● AIM OF THE TASK
Write out the data again exactly, skipping every picture.

(begin)

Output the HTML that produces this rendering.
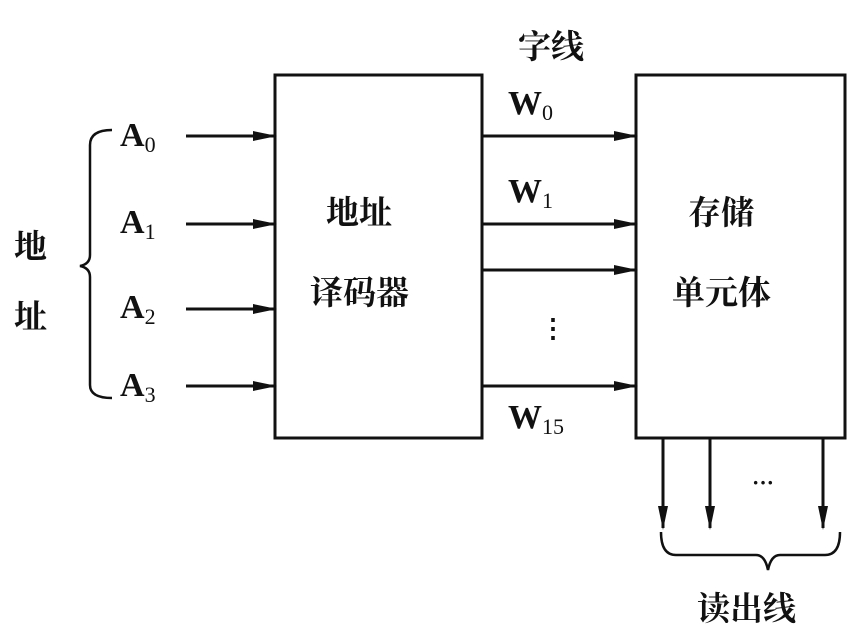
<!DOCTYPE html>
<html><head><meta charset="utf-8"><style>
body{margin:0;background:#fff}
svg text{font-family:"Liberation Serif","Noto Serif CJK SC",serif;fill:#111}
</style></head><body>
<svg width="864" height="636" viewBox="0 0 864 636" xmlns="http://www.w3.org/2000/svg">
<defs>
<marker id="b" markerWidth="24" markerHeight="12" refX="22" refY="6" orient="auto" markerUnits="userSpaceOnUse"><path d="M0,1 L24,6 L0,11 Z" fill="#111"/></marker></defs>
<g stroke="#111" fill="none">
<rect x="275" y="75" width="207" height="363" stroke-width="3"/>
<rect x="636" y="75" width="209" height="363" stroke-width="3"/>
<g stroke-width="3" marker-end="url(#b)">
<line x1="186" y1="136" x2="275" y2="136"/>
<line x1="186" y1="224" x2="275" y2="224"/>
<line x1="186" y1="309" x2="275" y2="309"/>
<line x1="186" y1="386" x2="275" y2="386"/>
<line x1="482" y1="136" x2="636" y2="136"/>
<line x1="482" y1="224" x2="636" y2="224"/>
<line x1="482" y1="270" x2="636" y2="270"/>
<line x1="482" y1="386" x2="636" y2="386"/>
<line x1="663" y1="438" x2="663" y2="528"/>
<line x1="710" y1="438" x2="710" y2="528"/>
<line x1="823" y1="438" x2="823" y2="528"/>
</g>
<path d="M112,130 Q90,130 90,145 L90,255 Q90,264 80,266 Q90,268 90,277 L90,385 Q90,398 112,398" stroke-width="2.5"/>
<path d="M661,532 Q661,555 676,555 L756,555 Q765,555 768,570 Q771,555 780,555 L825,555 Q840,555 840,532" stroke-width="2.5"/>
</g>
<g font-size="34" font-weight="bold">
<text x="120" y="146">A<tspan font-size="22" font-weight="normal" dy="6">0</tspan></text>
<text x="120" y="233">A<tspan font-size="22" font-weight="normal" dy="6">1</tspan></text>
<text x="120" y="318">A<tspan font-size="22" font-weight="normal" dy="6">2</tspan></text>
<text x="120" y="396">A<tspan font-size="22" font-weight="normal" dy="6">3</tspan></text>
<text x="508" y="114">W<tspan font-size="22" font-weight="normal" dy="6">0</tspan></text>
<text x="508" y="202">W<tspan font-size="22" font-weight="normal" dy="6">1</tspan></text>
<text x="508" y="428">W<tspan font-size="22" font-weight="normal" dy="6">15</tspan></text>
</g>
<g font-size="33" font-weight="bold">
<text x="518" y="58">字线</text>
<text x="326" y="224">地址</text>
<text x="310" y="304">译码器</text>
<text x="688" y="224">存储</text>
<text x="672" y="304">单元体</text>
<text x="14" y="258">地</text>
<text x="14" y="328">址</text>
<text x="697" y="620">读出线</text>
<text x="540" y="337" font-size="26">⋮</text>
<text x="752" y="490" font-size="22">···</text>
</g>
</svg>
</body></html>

(end)

● RESPONSE TO THIS TASK
Output the HTML that produces this rendering.
<!DOCTYPE html>
<html><head><meta charset="utf-8"><style>
body{margin:0;background:#fff}
svg text{font-family:"Liberation Serif","Noto Serif CJK SC",serif;fill:#111}
</style></head><body>
<svg width="864" height="636" viewBox="0 0 864 636" xmlns="http://www.w3.org/2000/svg">
<defs>
<marker id="b" markerWidth="24" markerHeight="12" refX="22" refY="6" orient="auto" markerUnits="userSpaceOnUse"><path d="M0,1 L24,6 L0,11 Z" fill="#111"/></marker></defs>
<g stroke="#111" fill="none">
<rect x="275" y="75" width="207" height="363" stroke-width="3"/>
<rect x="636" y="75" width="209" height="363" stroke-width="3"/>
<g stroke-width="3" marker-end="url(#b)">
<line x1="186" y1="136" x2="275" y2="136"/>
<line x1="186" y1="224" x2="275" y2="224"/>
<line x1="186" y1="309" x2="275" y2="309"/>
<line x1="186" y1="386" x2="275" y2="386"/>
<line x1="482" y1="136" x2="636" y2="136"/>
<line x1="482" y1="224" x2="636" y2="224"/>
<line x1="482" y1="270" x2="636" y2="270"/>
<line x1="482" y1="386" x2="636" y2="386"/>
<line x1="663" y1="438" x2="663" y2="528"/>
<line x1="710" y1="438" x2="710" y2="528"/>
<line x1="823" y1="438" x2="823" y2="528"/>
</g>
<path d="M112,130 Q90,130 90,145 L90,255 Q90,264 80,266 Q90,268 90,277 L90,385 Q90,398 112,398" stroke-width="2.5"/>
<path d="M661,532 Q661,555 676,555 L756,555 Q765,555 768,570 Q771,555 780,555 L825,555 Q840,555 840,532" stroke-width="2.5"/>
</g>
<g font-size="34" font-weight="bold">
<text x="120" y="146">A<tspan font-size="22" font-weight="normal" dy="6">0</tspan></text>
<text x="120" y="233">A<tspan font-size="22" font-weight="normal" dy="6">1</tspan></text>
<text x="120" y="318">A<tspan font-size="22" font-weight="normal" dy="6">2</tspan></text>
<text x="120" y="396">A<tspan font-size="22" font-weight="normal" dy="6">3</tspan></text>
<text x="508" y="114">W<tspan font-size="22" font-weight="normal" dy="6">0</tspan></text>
<text x="508" y="202">W<tspan font-size="22" font-weight="normal" dy="6">1</tspan></text>
<text x="508" y="428">W<tspan font-size="22" font-weight="normal" dy="6">15</tspan></text>
</g>
<g font-size="33" font-weight="bold">
<text x="518" y="58">字线</text>
<text x="326" y="224">地址</text>
<text x="310" y="304">译码器</text>
<text x="688" y="224">存储</text>
<text x="672" y="304">单元体</text>
<text x="14" y="258">地</text>
<text x="14" y="328">址</text>
<text x="697" y="620">读出线</text>
<text x="540" y="337" font-size="26">⋮</text>
<text x="752" y="490" font-size="22">···</text>
</g>
</svg>
</body></html>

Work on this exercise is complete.